**DO THIS**
Begin with the first line of the listing and quote every line through the one containing "12.2, 19.1, 14.05];"; give only those lines.

**RECORDED INFORMATION**

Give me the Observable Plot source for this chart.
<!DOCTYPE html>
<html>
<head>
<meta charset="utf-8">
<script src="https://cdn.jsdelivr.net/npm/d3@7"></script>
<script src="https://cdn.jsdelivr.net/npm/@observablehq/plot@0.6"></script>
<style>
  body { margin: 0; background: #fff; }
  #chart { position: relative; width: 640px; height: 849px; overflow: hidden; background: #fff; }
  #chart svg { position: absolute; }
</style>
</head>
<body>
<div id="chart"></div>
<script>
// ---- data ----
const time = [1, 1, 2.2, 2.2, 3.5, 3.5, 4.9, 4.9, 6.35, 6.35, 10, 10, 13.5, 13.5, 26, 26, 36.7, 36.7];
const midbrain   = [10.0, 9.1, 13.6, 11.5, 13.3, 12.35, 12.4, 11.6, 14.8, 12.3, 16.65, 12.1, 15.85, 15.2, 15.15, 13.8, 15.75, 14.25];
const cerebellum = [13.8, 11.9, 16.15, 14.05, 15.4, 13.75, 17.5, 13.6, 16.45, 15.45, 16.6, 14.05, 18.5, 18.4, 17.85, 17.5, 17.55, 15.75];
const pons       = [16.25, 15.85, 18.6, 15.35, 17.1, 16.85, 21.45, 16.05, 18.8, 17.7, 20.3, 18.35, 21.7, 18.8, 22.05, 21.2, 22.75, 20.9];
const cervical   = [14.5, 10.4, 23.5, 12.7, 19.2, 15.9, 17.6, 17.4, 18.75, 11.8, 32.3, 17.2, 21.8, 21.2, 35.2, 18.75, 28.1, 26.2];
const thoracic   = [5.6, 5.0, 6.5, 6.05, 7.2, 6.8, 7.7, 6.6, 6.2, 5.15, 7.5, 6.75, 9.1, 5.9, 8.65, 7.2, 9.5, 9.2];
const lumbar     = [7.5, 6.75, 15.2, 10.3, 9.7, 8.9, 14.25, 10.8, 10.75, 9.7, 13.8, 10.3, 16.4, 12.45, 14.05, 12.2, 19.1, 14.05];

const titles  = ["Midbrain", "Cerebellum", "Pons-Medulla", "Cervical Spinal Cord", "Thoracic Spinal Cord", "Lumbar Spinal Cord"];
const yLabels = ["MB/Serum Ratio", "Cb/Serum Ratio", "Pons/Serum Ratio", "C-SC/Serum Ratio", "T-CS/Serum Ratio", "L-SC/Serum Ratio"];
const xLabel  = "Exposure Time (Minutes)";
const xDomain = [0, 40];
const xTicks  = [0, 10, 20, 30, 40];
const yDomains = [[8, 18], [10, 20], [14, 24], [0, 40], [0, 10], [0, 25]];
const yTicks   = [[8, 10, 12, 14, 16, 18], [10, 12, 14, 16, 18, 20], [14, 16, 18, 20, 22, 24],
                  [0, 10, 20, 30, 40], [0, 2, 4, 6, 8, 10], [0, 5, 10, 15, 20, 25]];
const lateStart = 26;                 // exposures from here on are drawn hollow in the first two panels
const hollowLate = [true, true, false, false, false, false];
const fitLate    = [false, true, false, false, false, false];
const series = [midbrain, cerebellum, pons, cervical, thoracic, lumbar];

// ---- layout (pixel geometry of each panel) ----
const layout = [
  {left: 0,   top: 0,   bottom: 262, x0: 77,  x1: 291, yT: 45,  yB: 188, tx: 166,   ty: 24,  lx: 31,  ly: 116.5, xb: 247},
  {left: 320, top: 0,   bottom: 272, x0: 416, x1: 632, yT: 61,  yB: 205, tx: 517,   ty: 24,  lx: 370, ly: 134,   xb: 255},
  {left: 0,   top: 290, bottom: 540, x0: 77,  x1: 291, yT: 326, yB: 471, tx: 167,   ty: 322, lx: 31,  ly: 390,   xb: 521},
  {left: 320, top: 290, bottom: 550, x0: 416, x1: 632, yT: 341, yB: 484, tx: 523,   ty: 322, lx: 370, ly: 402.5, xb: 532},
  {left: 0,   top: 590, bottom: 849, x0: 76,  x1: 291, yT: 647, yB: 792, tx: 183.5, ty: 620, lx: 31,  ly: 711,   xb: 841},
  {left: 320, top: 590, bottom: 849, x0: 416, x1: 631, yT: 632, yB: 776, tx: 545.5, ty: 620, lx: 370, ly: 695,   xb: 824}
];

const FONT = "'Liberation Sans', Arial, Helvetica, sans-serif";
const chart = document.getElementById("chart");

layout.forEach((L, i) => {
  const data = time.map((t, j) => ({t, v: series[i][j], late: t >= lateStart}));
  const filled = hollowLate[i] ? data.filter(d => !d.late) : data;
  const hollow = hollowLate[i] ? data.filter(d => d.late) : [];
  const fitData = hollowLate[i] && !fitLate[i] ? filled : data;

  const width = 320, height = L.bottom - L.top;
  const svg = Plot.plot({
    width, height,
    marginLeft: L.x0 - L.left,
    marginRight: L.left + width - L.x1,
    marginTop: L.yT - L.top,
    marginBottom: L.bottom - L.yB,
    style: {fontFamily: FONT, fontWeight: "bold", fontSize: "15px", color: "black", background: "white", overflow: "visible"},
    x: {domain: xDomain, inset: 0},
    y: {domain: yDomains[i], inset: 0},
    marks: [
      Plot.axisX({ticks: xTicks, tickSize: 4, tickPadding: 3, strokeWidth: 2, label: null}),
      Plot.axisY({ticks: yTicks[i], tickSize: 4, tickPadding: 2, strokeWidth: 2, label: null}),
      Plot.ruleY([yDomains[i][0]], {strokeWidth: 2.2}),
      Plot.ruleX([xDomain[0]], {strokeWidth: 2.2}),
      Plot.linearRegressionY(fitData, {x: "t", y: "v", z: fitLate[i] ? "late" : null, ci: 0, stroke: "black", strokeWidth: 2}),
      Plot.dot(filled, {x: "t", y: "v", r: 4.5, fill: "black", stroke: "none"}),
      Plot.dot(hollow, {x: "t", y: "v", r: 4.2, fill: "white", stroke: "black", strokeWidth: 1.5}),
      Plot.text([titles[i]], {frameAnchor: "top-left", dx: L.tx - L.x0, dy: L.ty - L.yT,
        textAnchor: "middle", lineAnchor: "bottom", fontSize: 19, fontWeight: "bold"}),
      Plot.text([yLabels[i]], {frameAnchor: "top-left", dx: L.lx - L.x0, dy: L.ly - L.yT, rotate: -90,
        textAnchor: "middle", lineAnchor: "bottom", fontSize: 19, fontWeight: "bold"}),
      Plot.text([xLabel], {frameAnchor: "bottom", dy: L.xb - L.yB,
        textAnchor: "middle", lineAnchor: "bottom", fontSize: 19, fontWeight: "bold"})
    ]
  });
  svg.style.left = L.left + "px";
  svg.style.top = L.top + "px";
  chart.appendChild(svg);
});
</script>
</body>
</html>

**WRITTEN RESPONSE**
Give me the Observable Plot source for this chart.
<!DOCTYPE html>
<html>
<head>
<meta charset="utf-8">
<script src="https://cdn.jsdelivr.net/npm/d3@7"></script>
<script src="https://cdn.jsdelivr.net/npm/@observablehq/plot@0.6"></script>
<style>
  body { margin: 0; background: #fff; }
  #chart { position: relative; width: 640px; height: 849px; overflow: hidden; background: #fff; }
  #chart svg { position: absolute; }
</style>
</head>
<body>
<div id="chart"></div>
<script>
// ---- data ----
const time = [1, 1, 2.2, 2.2, 3.5, 3.5, 4.9, 4.9, 6.35, 6.35, 10, 10, 13.5, 13.5, 26, 26, 36.7, 36.7];
const midbrain   = [10.0, 9.1, 13.6, 11.5, 13.3, 12.35, 12.4, 11.6, 14.8, 12.3, 16.65, 12.1, 15.85, 15.2, 15.15, 13.8, 15.75, 14.25];
const cerebellum = [13.8, 11.9, 16.15, 14.05, 15.4, 13.75, 17.5, 13.6, 16.45, 15.45, 16.6, 14.05, 18.5, 18.4, 17.85, 17.5, 17.55, 15.75];
const pons       = [16.25, 15.85, 18.6, 15.35, 17.1, 16.85, 21.45, 16.05, 18.8, 17.7, 20.3, 18.35, 21.7, 18.8, 22.05, 21.2, 22.75, 20.9];
const cervical   = [14.5, 10.4, 23.5, 12.7, 19.2, 15.9, 17.6, 17.4, 18.75, 11.8, 32.3, 17.2, 21.8, 21.2, 35.2, 18.75, 28.1, 26.2];
const thoracic   = [5.6, 5.0, 6.5, 6.05, 7.2, 6.8, 7.7, 6.6, 6.2, 5.15, 7.5, 6.75, 9.1, 5.9, 8.65, 7.2, 9.5, 9.2];
const lumbar     = [7.5, 6.75, 15.2, 10.3, 9.7, 8.9, 14.25, 10.8, 10.75, 9.7, 13.8, 10.3, 16.4, 12.45, 14.05, 12.2, 19.1, 14.05];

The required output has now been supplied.